The claim of the father and sisters of the deceased to the fund in controversy can be sustained, if at all, on no -other ground than that, by the two letters of the deceased to his sisters, he created and declared a present trust, to the effect that he held the policy of insurance in trust for his father and sisters. The transaction cannot be upheld merely as a donation inter vivos. There was no assignment or delivery of the policy to the father and sisters, and treated simply as a donation, it would fail for that reason. But a person intending to make a donation to another, and who clearly declares his purpose and transfers the title, need not necessarily part with the possession, provided he declares himself, in proper form, to be a trustee, holding possession for the donee. In such a case, he would thenceforth hold the property as a trustee and not in his own right. That such a trust, when properly declared, even in favor of a *545volunteer, is valid, and will be enforced, is established by numerous authorities. “Where there is no valuable consideration, yet, if the settler, by a clear and explicit declaration, duly executed, and intended to be final and binding upon him, makes himself a trustee, Courts of equity will enforce the trust.” (Perry on Trusts, Sec. 96.) If the trust is perfectly created, so that the donor or settler has nothing more to do, and the person seeking to enforce it has need of no further conveyances from the settler, and nothing is required of the Court but to give effect to the trust as an executed trust, it will be carried into effect, although it was without consideration, and the possession of the property was not changed. Whether the trust is perfectly created or not is a question of fact in each case, and the Court, in determining the fact, will give effect to the situation and relation of the parties, the nature and situation of the property, and the purposes or objects which the settler had in view making the disposition.” (Id. sees. 98, 99.)

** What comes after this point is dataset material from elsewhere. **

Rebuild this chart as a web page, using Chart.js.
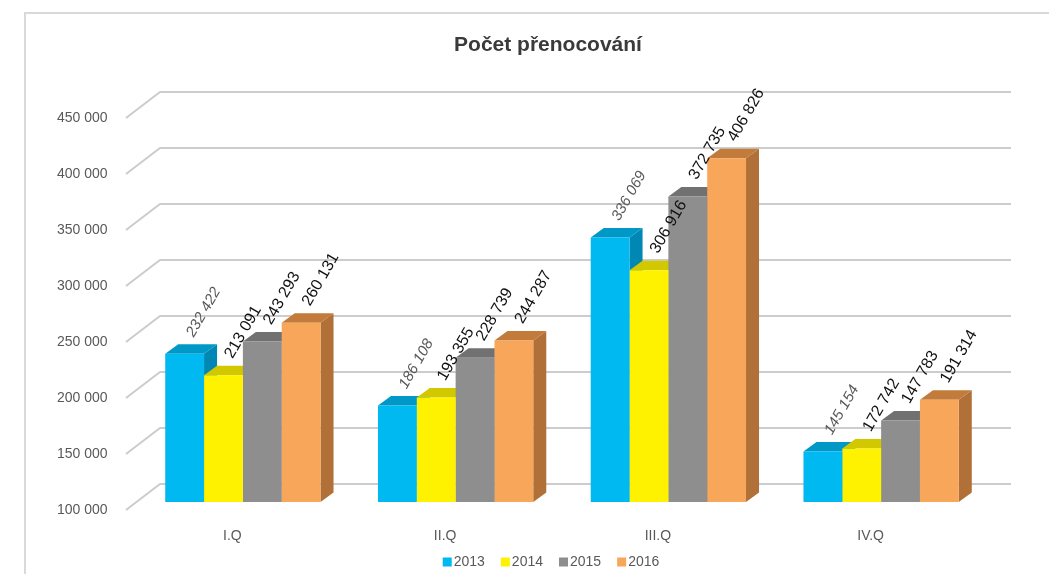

In such cases the point to be determined is, whether the trust has been “ perfectly created ;” that is to say, whether the title has passed and the trust been declared, and the trust being executed nothing remains for the Court but to enforce it. In discussing this question the Court say, in Stone v. Hackett (12 Gray, 227): “It is certainly true that a Court of equity will lend no assistance toward perfecting a voluntary contract or agreement for the creation of a trust, nor regard it as binding so long as it remains executory. But it is equally true that if such an agreement or contract be executed by a conveyance of property in trust, so that nothing remains to be done by the grantor or donor to complete the transfer of title, the relation of trustee and cestui que trust is deemed to be established, and the equitable rights and interests arising out of the conveyance, though made without consideration, will be enforced in chancery.” The same proposition is announced, and the authorities fully collated and examined, in Kederick v. Manning, 1 De Gex, Mach, and Gord. 176. To the same effect are Jones v. Lock, Law Rep. 1 Chy. 25, and Wason v. Colburn, 99 Mass. 342.
*546We think these cases announce the correct rule, and are decisive of the present controversy. The letters from the deceased to his sisters did not purport and were not intended to be an assignment of the policy, the title to which remained in the deceased. It was not an executed trust, but at most nothing more than a voluntary executory agreement to create a trust in futuro, and such agreements cannot be enforced in equity. This view of the case renders it unnecessary for us. to decide whether the Probate Court had jurisdiction to enforce the trust, if it had been established.
Judgment reversed and cause remanded for a new. trial.
Mr. Justice McKinstry did not express an opinion.